Para o companheiro do ativista, o traço marcante do sentimento de irmandade construiu pontes, como a atuação de Marmo em Criola. “Essa irmandade que ensinava e aprendia junto fez com que ele construísse forças representacionais, forças internas de narrativas. Também na lógica do terreiro, ele aprendeu a importância de agregar porque ele era uma pessoa que construía redes. Ele tinha muitas delas, desde sempre porque também era uma pessoa alegre, simpática e esse sentimento agregador foi aumentando muito”, explica. Para Guimarães, Marmo é “um espelho para pessoas negras e pessoas brancas também que possuam os mesmos ideais de justiça, justiça por direitos. Sendo espelho, ele pode influenciar através dos seus projetos outras pessoas a seguir o mesmo rumo, ter esperança, ter alegria.
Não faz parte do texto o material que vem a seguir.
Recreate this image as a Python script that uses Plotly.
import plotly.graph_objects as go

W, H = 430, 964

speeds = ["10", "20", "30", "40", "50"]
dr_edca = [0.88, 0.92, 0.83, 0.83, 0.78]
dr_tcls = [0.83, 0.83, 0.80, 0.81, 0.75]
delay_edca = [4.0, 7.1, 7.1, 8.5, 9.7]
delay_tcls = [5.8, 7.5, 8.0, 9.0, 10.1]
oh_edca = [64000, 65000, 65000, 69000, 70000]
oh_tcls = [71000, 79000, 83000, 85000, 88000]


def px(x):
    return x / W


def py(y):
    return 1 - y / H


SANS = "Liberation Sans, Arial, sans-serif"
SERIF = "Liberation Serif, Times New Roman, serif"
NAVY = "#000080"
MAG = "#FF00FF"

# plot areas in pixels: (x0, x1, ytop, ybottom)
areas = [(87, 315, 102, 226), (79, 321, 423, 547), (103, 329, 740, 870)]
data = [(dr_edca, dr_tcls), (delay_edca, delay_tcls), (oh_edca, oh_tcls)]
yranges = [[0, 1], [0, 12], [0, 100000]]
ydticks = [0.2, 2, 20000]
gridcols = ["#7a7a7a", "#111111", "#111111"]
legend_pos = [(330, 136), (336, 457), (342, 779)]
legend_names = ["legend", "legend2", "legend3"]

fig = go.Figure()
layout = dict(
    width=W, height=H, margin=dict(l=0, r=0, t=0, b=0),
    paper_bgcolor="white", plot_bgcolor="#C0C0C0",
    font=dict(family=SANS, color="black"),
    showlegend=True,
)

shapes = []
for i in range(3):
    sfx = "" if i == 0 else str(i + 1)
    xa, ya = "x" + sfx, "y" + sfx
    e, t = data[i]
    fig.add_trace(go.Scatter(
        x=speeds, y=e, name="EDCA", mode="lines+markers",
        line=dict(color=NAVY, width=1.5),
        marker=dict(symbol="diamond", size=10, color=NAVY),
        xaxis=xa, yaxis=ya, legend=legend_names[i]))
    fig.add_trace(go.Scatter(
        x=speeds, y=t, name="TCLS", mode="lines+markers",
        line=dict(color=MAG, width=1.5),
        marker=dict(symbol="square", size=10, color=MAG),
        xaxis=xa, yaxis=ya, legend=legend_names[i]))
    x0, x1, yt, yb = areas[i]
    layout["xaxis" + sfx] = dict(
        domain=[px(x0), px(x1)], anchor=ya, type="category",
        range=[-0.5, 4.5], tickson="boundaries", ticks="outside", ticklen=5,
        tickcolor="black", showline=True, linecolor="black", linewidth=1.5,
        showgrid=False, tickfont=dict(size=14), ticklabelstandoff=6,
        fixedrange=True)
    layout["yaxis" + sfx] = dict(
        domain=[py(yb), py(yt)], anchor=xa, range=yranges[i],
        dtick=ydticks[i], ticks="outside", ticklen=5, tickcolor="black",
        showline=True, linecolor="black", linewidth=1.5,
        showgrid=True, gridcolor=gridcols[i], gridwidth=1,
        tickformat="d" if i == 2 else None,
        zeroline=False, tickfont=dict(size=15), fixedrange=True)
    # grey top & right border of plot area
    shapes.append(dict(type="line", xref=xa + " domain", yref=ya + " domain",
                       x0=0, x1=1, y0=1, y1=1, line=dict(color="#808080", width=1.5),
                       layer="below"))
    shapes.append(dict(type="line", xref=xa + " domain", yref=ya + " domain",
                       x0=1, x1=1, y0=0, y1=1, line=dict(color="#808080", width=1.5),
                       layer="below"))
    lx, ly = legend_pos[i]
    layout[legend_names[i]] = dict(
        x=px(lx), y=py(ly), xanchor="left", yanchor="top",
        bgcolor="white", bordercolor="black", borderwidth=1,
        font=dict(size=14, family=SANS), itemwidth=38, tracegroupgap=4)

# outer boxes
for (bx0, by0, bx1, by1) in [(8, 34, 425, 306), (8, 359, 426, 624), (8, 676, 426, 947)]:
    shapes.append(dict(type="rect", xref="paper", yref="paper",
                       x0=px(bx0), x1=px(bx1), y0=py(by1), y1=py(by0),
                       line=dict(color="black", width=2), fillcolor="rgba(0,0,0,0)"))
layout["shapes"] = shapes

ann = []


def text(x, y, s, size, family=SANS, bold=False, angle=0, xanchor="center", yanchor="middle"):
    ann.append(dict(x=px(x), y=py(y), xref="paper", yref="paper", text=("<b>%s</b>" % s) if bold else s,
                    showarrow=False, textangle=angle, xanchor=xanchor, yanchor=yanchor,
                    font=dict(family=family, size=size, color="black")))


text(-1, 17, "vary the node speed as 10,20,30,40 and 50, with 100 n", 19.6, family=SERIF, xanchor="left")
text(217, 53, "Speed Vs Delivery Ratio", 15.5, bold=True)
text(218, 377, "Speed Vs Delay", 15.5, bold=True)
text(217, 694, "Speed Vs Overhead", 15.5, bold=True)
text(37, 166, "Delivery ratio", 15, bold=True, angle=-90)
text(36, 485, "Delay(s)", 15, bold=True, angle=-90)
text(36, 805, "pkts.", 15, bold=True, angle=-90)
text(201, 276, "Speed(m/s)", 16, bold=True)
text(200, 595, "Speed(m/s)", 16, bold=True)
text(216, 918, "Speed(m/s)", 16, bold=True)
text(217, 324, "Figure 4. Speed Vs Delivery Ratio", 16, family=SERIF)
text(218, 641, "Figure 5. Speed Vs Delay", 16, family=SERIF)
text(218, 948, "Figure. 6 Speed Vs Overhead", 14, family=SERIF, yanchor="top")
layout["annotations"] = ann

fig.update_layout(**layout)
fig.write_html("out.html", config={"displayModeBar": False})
Ele criou uma metodologia que aparece concretamente em cada projeto. O material físico doado é originário de cada projeto criado por ele. Ele amadureceu e aprimorou a construção de projetos e materiais. Tudo que está lá é a parte física (material gráfico e audiovisual) de cada projeto dele e que eram a forma do Marmo viabilizar seu potencial dirigido à população negra e de terreiros”, conclui.

Homenagem

O acervo de José Marmo e sua existência sempre serão motivos para celebração. Por isso, o público poderá  conferir durante todo mês de março a exposição “Marmo: o ofá cuja voz ecoa”, que vai ocupar o hall da Biblioteca de Manguinhos, narrando um pouco da história dessa importante liderança brasileira. A abertura será em 6 de março, sexta-feira, a partir das 14h, com mesa-redonda sobre a saúde da população negra e de terreiros. Além disso, haverá apresentação musical do Afoxé Ore Lailai. 
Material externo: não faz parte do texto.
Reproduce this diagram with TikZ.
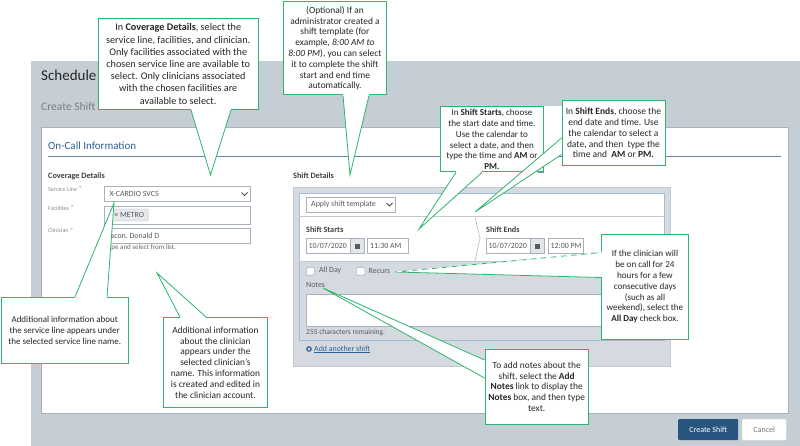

A abertura da mostra vai contar com uma mesa-redonda com as presenças de Jurema Werneck, da Anistia Internacional Brasil; Louise Silva, representante da Secretaria Municipal de Saúde do Rio de Janeiro; Lúcia Xavier, da ong Criola; Mãe Nilce de Oyá, coordenadora Nacional Rede Nacional de Religiões Afro-Brasileiras e Saúde (Renafro Saúde); Maria Luiza, representante da Juventude de Terreiro, da Renafro-RJ; Tekko Rasta, DJ, produtor cultural e design gráfico e um dos criadores do grupo AfroReggae; Valcler Rangel , assessor da presidência da Fiocruz e Veriano Terto, vice-presidente da Associação Brasileira Interdisciplinar de Aids (Abia).
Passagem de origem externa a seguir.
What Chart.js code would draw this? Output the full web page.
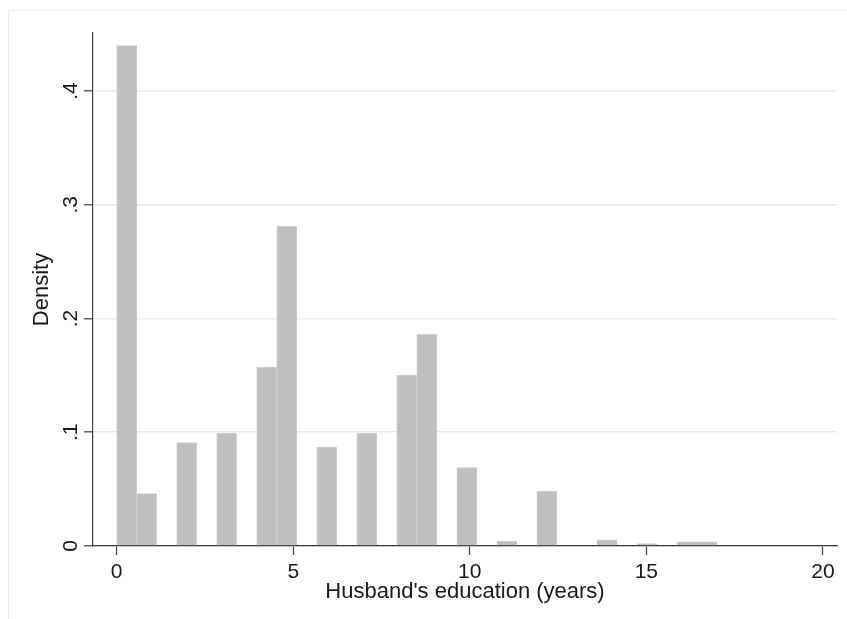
<!DOCTYPE html>
<html>
<head>
<meta charset="utf-8">
<script src="https://cdn.jsdelivr.net/npm/chart.js@4/dist/chart.umd.min.js"></script>
<style>
  html, body { margin: 0; padding: 0; background: #ffffff; }
  canvas { display: block; }
</style>
</head>
<body>
<canvas id="hist" width="847" height="619"></canvas>
<script>
// Histogram of husband's years of schooling: 30 equal bins spanning 0..17 years
const binMin = 0;
const binMax = 17;
const density = [
  0.440, 0.046, 0,     0.091, 0,     0.099, 0,     0.157, 0.281, 0,
  0.087, 0,     0.099, 0,     0.150, 0.186, 0,     0.069, 0,     0.004,
  0,     0.048, 0,     0,     0.0055, 0,    0.0022, 0,    0.0037, 0.0037
];
const xTicks = [0, 5, 10, 15, 20];
const xTickLabels = ['0', '5', '10', '15', '20'];
const yTicks = [0, 0.1, 0.2, 0.3, 0.4];
const yTickLabels = ['0', '.1', '.2', '.3', '.4'];
const xTitle = "Husband's education (years)";
const yTitle = 'Density';

const binWidth = (binMax - binMin) / density.length;
const points = density.map((v, i) => ({ x: binMin + (i + 0.5) * binWidth, y: v }));

const FONT = "'Liberation Sans', Arial, Helvetica, sans-serif";
const AXIS_COLOR = '#3c3c3c';
const TEXT_COLOR = '#1a1a1a';

// light frame around the whole graph region
const framePlugin = {
  id: 'frame',
  beforeDraw(chart) {
    const ctx = chart.ctx;
    ctx.save();
    ctx.strokeStyle = '#eeeeee';
    ctx.lineWidth = 1;
    ctx.strokeRect(8.5, 10.5, chart.width + 20, chart.height + 20);
    ctx.restore();
  }
};

// vertical-axis tick labels, rotated to read bottom-to-top
const yLabelPlugin = {
  id: 'yLabels',
  afterDraw(chart) {
    const ctx = chart.ctx;
    const y = chart.scales.y;
    ctx.save();
    ctx.fillStyle = TEXT_COLOR;
    ctx.font = '21px ' + FONT;
    ctx.textAlign = 'center';
    ctx.textBaseline = 'alphabetic';
    yTicks.forEach((v, i) => {
      ctx.save();
      ctx.translate(y.right - 16.5, y.getPixelForValue(v));
      ctx.rotate(-Math.PI / 2);
      ctx.fillText(yTickLabels[i], 0, 0);
      ctx.restore();
    });
    ctx.restore();
  }
};

new Chart(document.getElementById('hist'), {
  type: 'bar',
  data: {
    datasets: [{
      data: points,
      backgroundColor: 'rgb(191,191,191)',
      borderColor: 'rgb(206,206,206)',
      borderWidth: 1,
      barPercentage: 1,
      categoryPercentage: 1
    }]
  },
  options: {
    responsive: false,
    animation: false,
    devicePixelRatio: 1,
    layout: { padding: { left: 0, top: 33, right: 10, bottom: 0 } },
    plugins: {
      legend: { display: false },
      tooltip: { enabled: false }
    },
    scales: {
      x: {
        type: 'linear',
        offset: false,
        min: -0.671,
        max: 20.4,
        afterFit(scale) { scale.height = 73; },
        afterBuildTicks(scale) { scale.ticks = xTicks.map(v => ({ value: v })); },
        grid: {
          offset: false,
          drawOnChartArea: false,
          drawTicks: true,
          tickLength: 9,
          tickColor: AXIS_COLOR,
          tickWidth: 1.2
        },
        border: { display: true, color: AXIS_COLOR, width: 1.2 },
        ticks: {
          padding: 5,
          color: TEXT_COLOR,
          font: { family: FONT, size: 21 },
          maxRotation: 0,
          callback(value) {
            const i = xTicks.indexOf(value);
            return i >= 0 ? xTickLabels[i] : '';
          }
        },
        title: {
          display: true,
          text: xTitle,
          color: TEXT_COLOR,
          font: { family: FONT, size: 22 },
          padding: { top: 0, bottom: 14 }
        }
      },
      y: {
        min: 0,
        max: 0.451,
        afterFit(scale) { scale.width = 93; },
        afterBuildTicks(scale) { scale.ticks = yTicks.map(v => ({ value: v })); },
        grid: {
          color: '#e9e9e9',
          lineWidth: 1.6,
          drawTicks: true,
          tickLength: 9,
          tickColor: AXIS_COLOR,
          tickWidth: 1.2
        },
        border: { display: true, color: AXIS_COLOR, width: 1.2 },
        ticks: { display: false },
        title: {
          display: true,
          text: yTitle,
          color: TEXT_COLOR,
          font: { family: FONT, size: 22 },
          padding: { top: 29, bottom: 0 }
        }
      }
    }
  },
  plugins: [framePlugin, yLabelPlugin]
});
</script>
</body>
</html>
“A ideia da exposição surgiu a partir do anseio do Icict colaborar com a iniciativa de 21 dias de luta contra o Racismo. Logo se fez uma associação com a Coleção José Marmo da Silva por conta de toda sua representatividade e simbolismo em suas ações voltadas para a população negra e de terreiros. Sentimos a necessidade de dar mais visibilidade e protagonismo a esse acervo riquíssimo, e encontramos nesse momento, a oportunidade”, explica Igor Lima, diretor da instituição.